[Charts and diagrams as code]

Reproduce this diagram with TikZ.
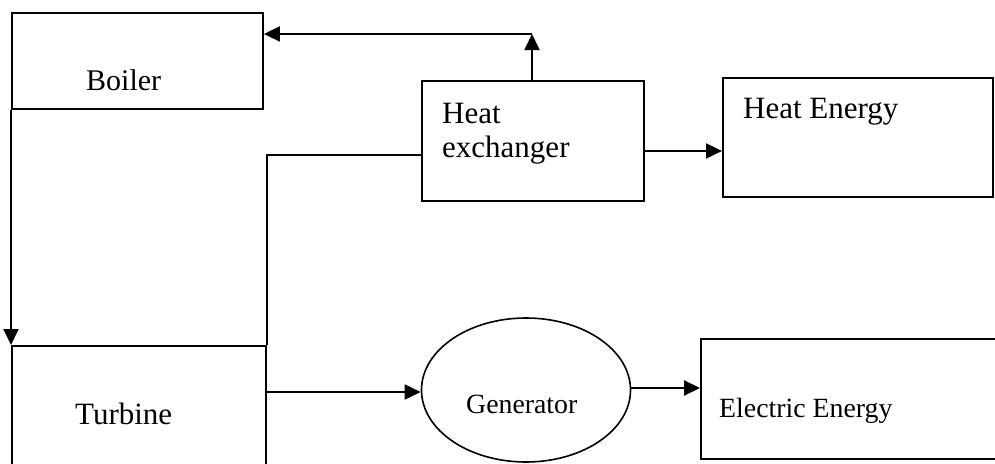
\documentclass[tikz,border=0pt]{standalone}
\usepackage{fontspec}
\setmainfont{Liberation Serif}
\usetikzlibrary{arrows.meta,shapes.geometric}
\begin{document}
\begin{tikzpicture}[x=1pt,y=-1pt,
  box/.style={draw,line width=1.9pt,rectangle,inner sep=0pt,anchor=north west},
  lbl/.style={inner sep=0pt,anchor=base west,font=\fontsize{31}{34}\selectfont},
  lblsmall/.style={inner sep=0pt,anchor=base west,font=\fontsize{27.8}{32}\selectfont},
  conn/.style={line width=1.9pt},
  arr/.style={line width=1.9pt,-{Triangle[length=16pt,width=15pt]}}]
\useasboundingbox (0,0) rectangle (995,463);
\clip (0,0) rectangle (995,463);
% boxes
\node[box,minimum width=251pt,minimum height=96pt] (boiler) at (11,12) {};
\node[box,minimum width=222pt,minimum height=120pt] (hx) at (421,80) {};
\node[box,minimum width=270pt,minimum height=119pt] (he) at (722,77) {};
\node[box,minimum width=254pt,minimum height=160pt] (turbine) at (11,345) {};
\node[draw,line width=1.6pt,ellipse,inner sep=0pt,minimum width=209pt,minimum height=144pt] (gen) at (526,390) {};
\node[box,minimum width=320pt,minimum height=120pt] (ee) at (700,338) {};
% texts
\node[lbl,font=\fontsize{30}{34}\selectfont] (boilerT) at (86,90) {Boiler};
\node[lbl] (hxT1) at (442,123) {Heat};
\node[lbl] (hxT2) at (442,157) {exchanger};
\node[lbl] (heT) at (743,118) {Heat Energy};
\node[lbl] (turbT) at (75,424) {Turbine};
\node[lblsmall] (genT) at (466,413) {Generator};
\node[lblsmall] (eeT) at (719,417) {Electric Energy};
% connectors
\coordinate (ret) at (532,34);
\draw[arr] (hx.north -| ret) -- (ret);
\draw[arr] (ret) -- (ret -| boiler.east);
\draw[arr] (boiler.south west) -- (turbine.north west);
\draw[conn] ([yshift=-14pt]hx.west) -| (turbine.north east);
\draw[arr] ([yshift=-10pt]hx.east) -- ([yshift=-10pt]hx.east -| he.west);
\draw[arr] ([yshift=-2pt]gen.west -| turbine.east) -- ([yshift=-2pt]gen.west);
\draw[arr] ([yshift=2pt]gen.east) -- ([yshift=2pt]gen.east -| ee.west);
\end{tikzpicture}
\end{document}
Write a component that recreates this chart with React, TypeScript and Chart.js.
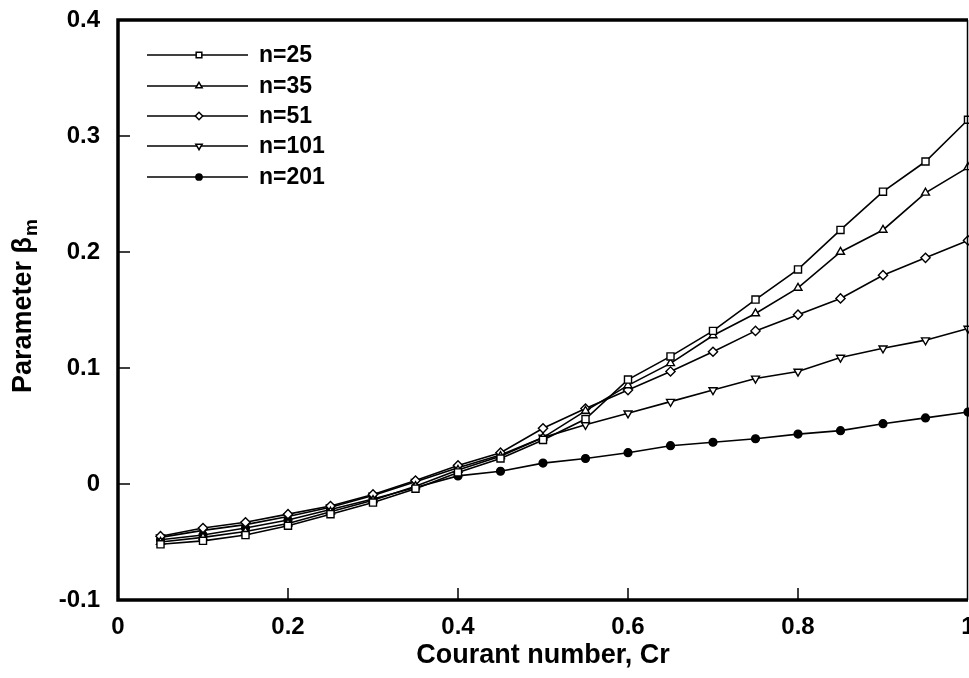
import React, { useEffect, useRef } from 'react';
import { Chart, registerables } from 'chart.js';
import { drawPoint } from 'chart.js/helpers';

Chart.register(...registerables);

// ---- data ----
const courant = [0.05, 0.1, 0.15, 0.2, 0.25, 0.3, 0.35, 0.4, 0.45, 0.5, 0.55, 0.6, 0.65, 0.7, 0.75, 0.8, 0.85, 0.9, 0.95, 1.0];
const seriesLabels = ['n=25', 'n=35', 'n=51', 'n=101', 'n=201'];
const n25 = [-0.052, -0.049, -0.044, -0.036, -0.026, -0.016, -0.004, 0.010, 0.022, 0.038, 0.056, 0.090, 0.110, 0.132, 0.159, 0.185, 0.219, 0.252, 0.278, 0.314];
const n35 = [-0.050, -0.046, -0.041, -0.034, -0.024, -0.014, -0.002, 0.012, 0.024, 0.040, 0.063, 0.085, 0.104, 0.128, 0.147, 0.169, 0.200, 0.219, 0.251, 0.273];
const n51 = [-0.045, -0.038, -0.033, -0.026, -0.019, -0.009, 0.003, 0.016, 0.027, 0.048, 0.065, 0.081, 0.097, 0.114, 0.132, 0.146, 0.160, 0.180, 0.195, 0.210];
const n101 = [-0.046, -0.040, -0.035, -0.028, -0.020, -0.010, 0.002, 0.014, 0.025, 0.040, 0.051, 0.061, 0.071, 0.081, 0.091, 0.097, 0.109, 0.117, 0.124, 0.134];
const n201 = [-0.048, -0.044, -0.038, -0.031, -0.022, -0.013, -0.003, 0.007, 0.011, 0.018, 0.022, 0.027, 0.033, 0.036, 0.039, 0.043, 0.046, 0.052, 0.057, 0.062];
const seriesValues = [n25, n35, n51, n101, n201];
const xTicks = [0, 0.2, 0.4, 0.6, 0.8, 1];
const yTicks = [-0.1, 0, 0.1, 0.2, 0.3, 0.4];
const xTitle = 'Courant number, Cr';
const yTitleMain = 'Parameter β';
const yTitleSub = 'm';

// ---- styles ----
const pointStyles = ['rect', 'triangle', 'rectRot', 'triangle', 'circle'];
const pointRotations = [0, 0, 0, 180, 0];
const pointFills = ['#ffffff', '#ffffff', '#ffffff', '#ffffff', '#000000'];
const pointRadii = [5, 4.6, 4.6, 4.6, 3.9];
const FONT = "'Liberation Sans', Arial, Helvetica, sans-serif";

const fmt = (v: number) => {
  const r = Math.round(v * 10) / 10;
  if (r === 0) return '0';
  if (r === 1) return '1';
  return r.toFixed(1);
};

const framePlugin = {
  id: 'framePlugin',
  afterDraw(chart: any) {
    const { ctx, chartArea } = chart;
    const { left, right, top, bottom } = chartArea;
    const xs = chart.scales.x;
    const ys = chart.scales.y;
    ctx.save();
    ctx.strokeStyle = '#000';
    // inward ticks
    ctx.lineWidth = 1.5;
    ctx.beginPath();
    yTicks.forEach((v) => {
      const py = ys.getPixelForValue(v);
      if (Math.abs(py - top) < 2 || Math.abs(py - bottom) < 2) return;
      ctx.moveTo(left, py);
      ctx.lineTo(left + 12, py);
    });
    xTicks.forEach((v) => {
      const px = xs.getPixelForValue(v);
      if (Math.abs(px - left) < 2 || Math.abs(px - right) < 2) return;
      ctx.moveTo(px, bottom);
      ctx.lineTo(px, bottom - 12);
    });
    ctx.stroke();
    // frame
    ctx.lineWidth = 3.5;
    ctx.beginPath();
    ctx.moveTo(right, top);
    ctx.lineTo(left, top);
    ctx.lineTo(left, bottom);
    ctx.lineTo(right, bottom);
    ctx.stroke();
    ctx.lineWidth = 1.5;
    ctx.beginPath();
    ctx.moveTo(right - 0.5, top);
    ctx.lineTo(right - 0.5, bottom);
    ctx.stroke();

    // legend
    const rows = [55, 86, 116, 146, 177];
    chart.data.datasets.forEach((ds: any, i: number) => {
      const y = rows[i];
      ctx.lineWidth = 1.5;
      ctx.strokeStyle = '#000';
      ctx.beginPath();
      ctx.moveTo(147, y);
      ctx.lineTo(248, y);
      ctx.stroke();
      ctx.fillStyle = pointFills[i];
      ctx.strokeStyle = '#000';
      drawPoint(ctx, {
        pointStyle: pointStyles[i],
        rotation: pointRotations[i],
        radius: pointRadii[i] * 0.8,
        borderWidth: 1.3,
      } as any, 199, y);
      ctx.fillStyle = '#000';
      ctx.font = `bold 23px ${FONT}`;
      ctx.textAlign = 'left';
      ctx.textBaseline = 'middle';
      ctx.fillText(ds.label, 259, y + 1);
    });

    // x title
    ctx.fillStyle = '#000';
    ctx.font = `bold 27px ${FONT}`;
    ctx.textAlign = 'center';
    ctx.textBaseline = 'middle';
    ctx.fillText(xTitle, (left + right) / 2, 656);

    // y title (rotated, with subscript)
    ctx.save();
    ctx.translate(24, 393);
    ctx.rotate(-Math.PI / 2);
    ctx.textAlign = 'left';
    ctx.textBaseline = 'middle';
    ctx.font = `bold 27px ${FONT}`;
    ctx.fillText(yTitleMain, 0, 0);
    const w = ctx.measureText(yTitleMain).width;
    ctx.font = `bold 19px ${FONT}`;
    ctx.fillText(yTitleSub, w + 1, 8);
    ctx.restore();

    ctx.restore();
  },
};

export default function App() {
  const ref = useRef<HTMLCanvasElement | null>(null);
  useEffect(() => {
    if (!ref.current) return;
    const datasets = seriesLabels.map((label, i) => ({
      label,
      data: courant.map((x, j) => ({ x, y: seriesValues[i][j] })),
      borderColor: '#000',
      borderWidth: 1.6,
      backgroundColor: pointFills[i],
      pointStyle: pointStyles[i],
      pointRotation: pointRotations[i],
      pointRadius: pointRadii[i],
      pointBorderWidth: 1.4,
      pointBorderColor: '#000',
      pointBackgroundColor: pointFills[i],
      tension: 0,
      fill: false,
      clip: false as any,
    }));
    const chart = new Chart(ref.current, {
      type: 'line',
      data: { datasets },
      options: {
        animation: false,
        responsive: false,
        layout: { autoPadding: false, padding: { left: 0, right: 1, top: 20, bottom: 0 } },
        plugins: { legend: { display: false }, tooltip: { enabled: false } },
        scales: {
          x: {
            type: 'linear',
            min: 0,
            max: 1,
            afterBuildTicks: (s: any) => {
              s.ticks = xTicks.map((v) => ({ value: v }));
            },
            afterFit: (s: any) => {
              s.height = 78;
              s.paddingLeft = 0;
              s.paddingRight = 0;
              s.paddingTop = 0;
              s.paddingBottom = 0;
            },
            grid: { display: false, drawTicks: false },
            border: { display: false },
            ticks: {
              callback: (v: any) => fmt(Number(v)),
              color: '#000',
              font: { family: FONT, size: 24, weight: 'bold' },
              padding: 13,
              maxRotation: 0,
              autoSkip: false,
            },
          },
          y: {
            type: 'linear',
            min: -0.1,
            max: 0.4,
            afterBuildTicks: (s: any) => {
              s.ticks = yTicks.map((v) => ({ value: v }));
            },
            afterFit: (s: any) => {
              s.width = 118;
              s.paddingLeft = 0;
              s.paddingRight = 0;
              s.paddingTop = 0;
              s.paddingBottom = 0;
            },
            grid: { display: false, drawTicks: false },
            border: { display: false },
            ticks: {
              callback: (v: any) => fmt(Number(v)),
              color: '#000',
              font: { family: FONT, size: 24, weight: 'bold' },
              padding: 18,
              autoSkip: false,
            },
          },
        },
      },
      plugins: [framePlugin],
    } as any);
    return () => chart.destroy();
  }, []);
  return (
    <div style={{ position: 'fixed', left: 0, top: 0, width: 969, height: 678, background: '#fff' }}>
      <canvas ref={ref} width={969} height={678} style={{ display: 'block', width: 969, height: 678 }} />
    </div>
  );
}
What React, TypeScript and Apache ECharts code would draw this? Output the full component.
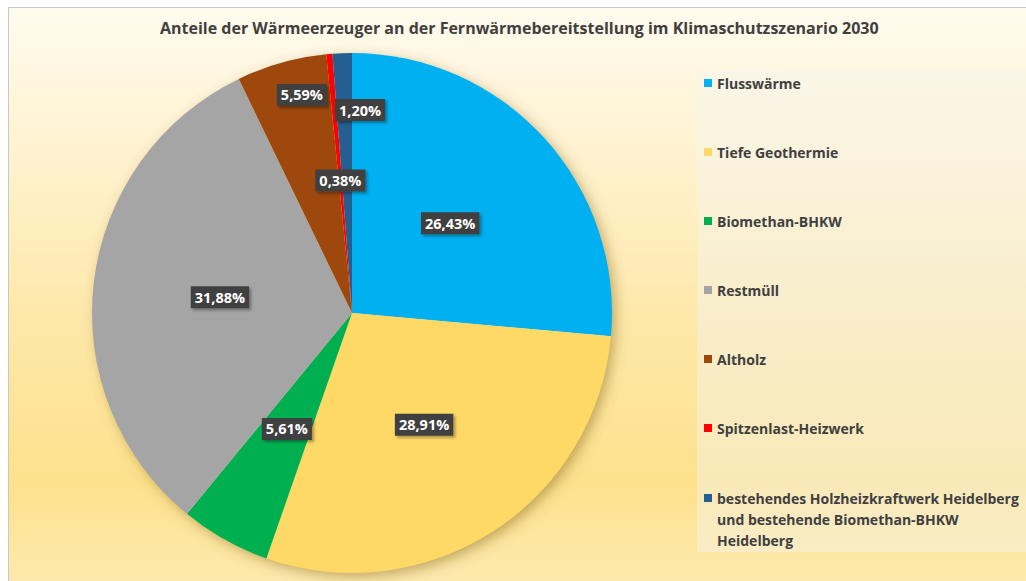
import React, { useEffect, useRef } from "react";
import * as echarts from "echarts";

const titleText =
  "Anteile der Wärmeerzeuger an der Fernwärmebereitstellung im Klimaschutzszenario 2030";

const categories = [
  "Flusswärme",
  "Tiefe Geothermie",
  "Biomethan-BHKW",
  "Restmüll",
  "Altholz",
  "Spitzenlast-Heizwerk",
  "bestehendes Holzheizkraftwerk Heidelberg und bestehende Biomethan-BHKW Heidelberg",
];

const values = [26.43, 28.91, 5.61, 31.88, 5.59, 0.38, 1.2];

const colors = [
  "#00b0f0",
  "#ffd966",
  "#00b050",
  "#a5a5a5",
  "#9e480e",
  "#ff0000",
  "#255e91",
];

const lastLegendLines = [
  "bestehendes Holzheizkraftwerk Heidelberg",
  "und bestehende Biomethan-BHKW",
  "Heidelberg",
];

const FONT = "'Open Sans', 'DejaVu Sans', sans-serif";
const TEXT_COLOR = "#404040";

export default function App() {
  const ref = useRef<HTMLDivElement>(null);

  useEffect(() => {
    if (!ref.current) return;
    const chart = echarts.init(ref.current, undefined, { renderer: "svg" });

    const pieData = categories.map((name, i) => ({
      name,
      value: values[i],
      itemStyle: { color: colors[i] },
    }));

    const legendTextStyle = {
      fontFamily: FONT,
      fontWeight: "bold" as const,
      fontSize: 14,
      color: TEXT_COLOR,
      lineHeight: 21,
    };

    chart.setOption({
      animation: false,
      title: {
        text: titleText,
        left: 160,
        top: 18,
        padding: 0,
        textStyle: {
          fontFamily: FONT,
          fontWeight: "bold",
          fontSize: 16,
          color: TEXT_COLOR,
          lineHeight: 20,
        },
      },
      graphic: [
        {
          type: "rect",
          z: -10,
          silent: true,
          shape: { x: 8.5, y: 7.5, width: 1030, height: 580 },
          style: {
            fill: new echarts.graphic.LinearGradient(0, 0, 0, 1, [
              { offset: 0, color: "#fffbee" },
              { offset: 0.25, color: "#fff2cf" },
              { offset: 0.55, color: "#fee8a8" },
              { offset: 0.82, color: "#fde18c" },
              { offset: 1, color: "#fdeab0" },
            ]),
            stroke: "#c8c8c8",
            lineWidth: 1,
          },
        },
        {
          type: "rect",
          z: -9,
          silent: true,
          shape: { x: 697, y: 70, width: 340, height: 482 },
          style: { fill: "rgba(245,244,240,0.45)" },
        },
      ],
      legend: [
        {
          orient: "vertical",
          left: 704,
          top: 72.5,
          padding: 0,
          itemGap: 48,
          itemWidth: 8,
          itemHeight: 8,
          icon: "rect",
          selectedMode: false,
          data: categories.slice(0, 6),
          textStyle: legendTextStyle,
        },
        {
          orient: "vertical",
          left: 704,
          top: 445.5,
          padding: 0,
          itemWidth: 8,
          itemHeight: 8,
          icon: "rect",
          selectedMode: false,
          data: [categories[6]],
          formatter: () => "\n\n" + lastLegendLines.join("\n"),
          textStyle: legendTextStyle,
        },
      ],
      series: [
        {
          type: "pie",
          name: "shadow",
          silent: true,
          z: 1,
          center: [352, 313],
          radius: 259,
          startAngle: 90,
          label: { show: false },
          labelLine: { show: false },
          itemStyle: {
            color: "#fde8a4",
            shadowBlur: 14,
            shadowColor: "rgba(110,80,0,0.45)",
            shadowOffsetX: 4,
            shadowOffsetY: 4,
          },
          data: [{ name: "", value: 1 }],
        },
        {
          type: "pie",
          name: "Anteile",
          z: 2,
          center: [352, 313],
          radius: 260,
          startAngle: 90,
          clockwise: true,
          avoidLabelOverlap: false,
          itemStyle: { borderWidth: 0 },
          label: {
            show: true,
            position: "inside",
            formatter: (p: any) =>
              p.value.toFixed(2).replace(".", ",") + "%",
            fontFamily: FONT,
            fontWeight: "bold",
            fontSize: 14.5,
            color: "#ffffff",
            backgroundColor: "#404040",
            padding: [4, 4, 3, 4],
            shadowColor: "rgba(0,0,0,0.35)",
            shadowBlur: 3,
            shadowOffsetX: 2,
            shadowOffsetY: 2,
          },
          labelLine: { show: false },
          labelLayout: (params: any) => {
            if (params.dataIndex === 4) return { dx: -14, dy: -90 };
            if (params.dataIndex === 6) return { dx: 13, dy: -70 };
            return {};
          },
          data: pieData,
        },
      ],
    });

    return () => chart.dispose();
  }, []);

  return (
    <div
      ref={ref}
      style={{
        position: "fixed",
        left: 0,
        top: 0,
        width: 1026,
        height: 581,
        background: "#ffffff",
      }}
    />
  );
}
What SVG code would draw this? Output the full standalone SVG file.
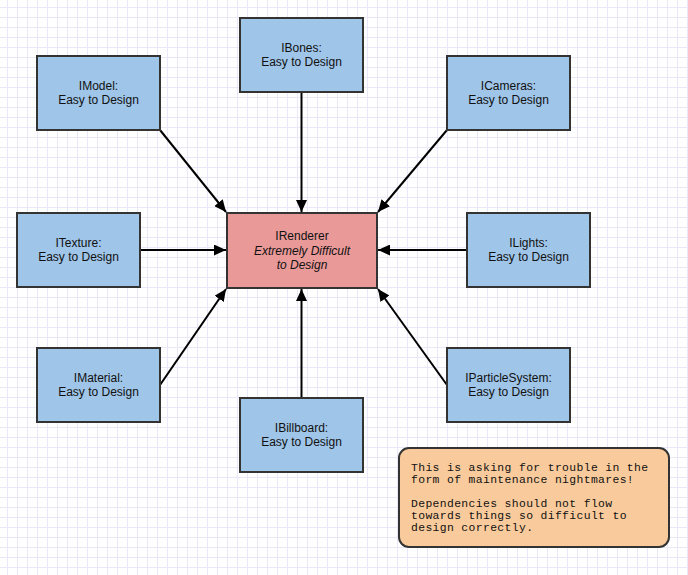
<svg xmlns="http://www.w3.org/2000/svg" width="688" height="575" viewBox="0 0 688 575">
<style>
.box{fill:#9fc5e8;stroke:#333333;stroke-width:2}
.red{fill:#ea9999;stroke:#333333;stroke-width:2}
.note{fill:#f9cb9c;stroke:#333333;stroke-width:2}
.lbl{font-family:"Liberation Sans",Arial,sans-serif;font-size:12px;fill:#111111;text-anchor:middle}
.it{font-style:italic}
.mono{font-family:"Liberation Mono","Courier New",monospace;font-size:11.4px;letter-spacing:0.36px;fill:#111111}
.edge{stroke:#000000;stroke-width:2;fill:none;marker-end:url(#arr)}
</style>
<defs>
<pattern id="grid" width="10" height="10" patternUnits="userSpaceOnUse" x="7" y="7">
<rect x="0" y="0" width="1" height="10" fill="#e8e8f8"/>
<rect x="0" y="0" width="10" height="1" fill="#e8e8f8"/>
</pattern>
<marker id="arr" markerUnits="userSpaceOnUse" markerWidth="12" markerHeight="11" refX="12" refY="5.5" orient="auto">
<path d="M0,0 L12,5.5 L0,11 Z" fill="#000000"/>
</marker>
</defs>
<rect width="688" height="575" fill="#ffffff"/>
<rect width="688" height="575" fill="url(#grid)"/>
<g id="connectors">
<line class="edge" x1="160" y1="130" x2="226" y2="212"/>
<line class="edge" x1="301.5" y1="92" x2="301.5" y2="212"/>
<line class="edge" x1="447" y1="130" x2="378" y2="212"/>
<line class="edge" x1="140" y1="250" x2="226" y2="250"/>
<line class="edge" x1="467" y1="250" x2="378" y2="250"/>
<line class="edge" x1="160" y1="385" x2="226" y2="289"/>
<line class="edge" x1="301.5" y1="398" x2="301.5" y2="289"/>
<line class="edge" x1="447" y1="385" x2="378" y2="289"/>
</g>
<g id="IModel">
<rect class="box" x="37" y="56" width="123" height="74"/>
<text class="lbl" x="98.5" y="89.5">IModel:</text>
<text class="lbl" x="98.5" y="104">Easy to Design</text>
</g>
<g id="IBones">
<rect class="box" x="240" y="18" width="123" height="74"/>
<text class="lbl" x="301.5" y="51.5">IBones:</text>
<text class="lbl" x="301.5" y="66">Easy to Design</text>
</g>
<g id="ICameras">
<rect class="box" x="447" y="56" width="123" height="74"/>
<text class="lbl" x="508.5" y="89.5">ICameras:</text>
<text class="lbl" x="508.5" y="104">Easy to Design</text>
</g>
<g id="ITexture">
<rect class="box" x="17" y="213" width="123" height="74"/>
<text class="lbl" x="78.5" y="246.5">ITexture:</text>
<text class="lbl" x="78.5" y="261">Easy to Design</text>
</g>
<g id="IRenderer">
<rect class="red" x="227" y="213" width="150" height="75"/>
<text class="lbl" x="302" y="240">IRenderer</text>
<text class="lbl it" x="302" y="254.5">Extremely Difficult</text>
<text class="lbl it" x="302" y="269">to Design</text>
</g>
<g id="ILights">
<rect class="box" x="467" y="213" width="123" height="74"/>
<text class="lbl" x="528.5" y="246.5">ILights:</text>
<text class="lbl" x="528.5" y="261">Easy to Design</text>
</g>
<g id="IMaterial">
<rect class="box" x="37" y="348" width="123" height="74"/>
<text class="lbl" x="98.5" y="381.5">IMaterial:</text>
<text class="lbl" x="98.5" y="396">Easy to Design</text>
</g>
<g id="IBillboard">
<rect class="box" x="240" y="398" width="123" height="74"/>
<text class="lbl" x="301.5" y="431.5">IBillboard:</text>
<text class="lbl" x="301.5" y="446">Easy to Design</text>
</g>
<g id="IParticleSystem">
<rect class="box" x="447" y="348" width="123" height="74"/>
<text class="lbl" x="508.5" y="381.5">IParticleSystem:</text>
<text class="lbl" x="508.5" y="396">Easy to Design</text>
</g>
<g id="note">
<rect class="note" x="399" y="448" width="270" height="99" rx="10" ry="10"/>
<text class="mono" x="411" y="470.5">This is asking for trouble in the</text>
<text class="mono" x="411" y="482.6">form of maintenance nightmares!</text>
<text class="mono" x="411" y="506.8">Dependencies should not flow</text>
<text class="mono" x="411" y="518.9">towards things so difficult to</text>
<text class="mono" x="411" y="531">design correctly.</text>
</g>
</svg>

* _To be done_
Find every line above that contains the word "What", and return each one.

* _Exercise result_
What React, TypeScript and Apache ECharts code would draw this? Output the full component.
What SVG code would draw this? Output the full standalone SVG file.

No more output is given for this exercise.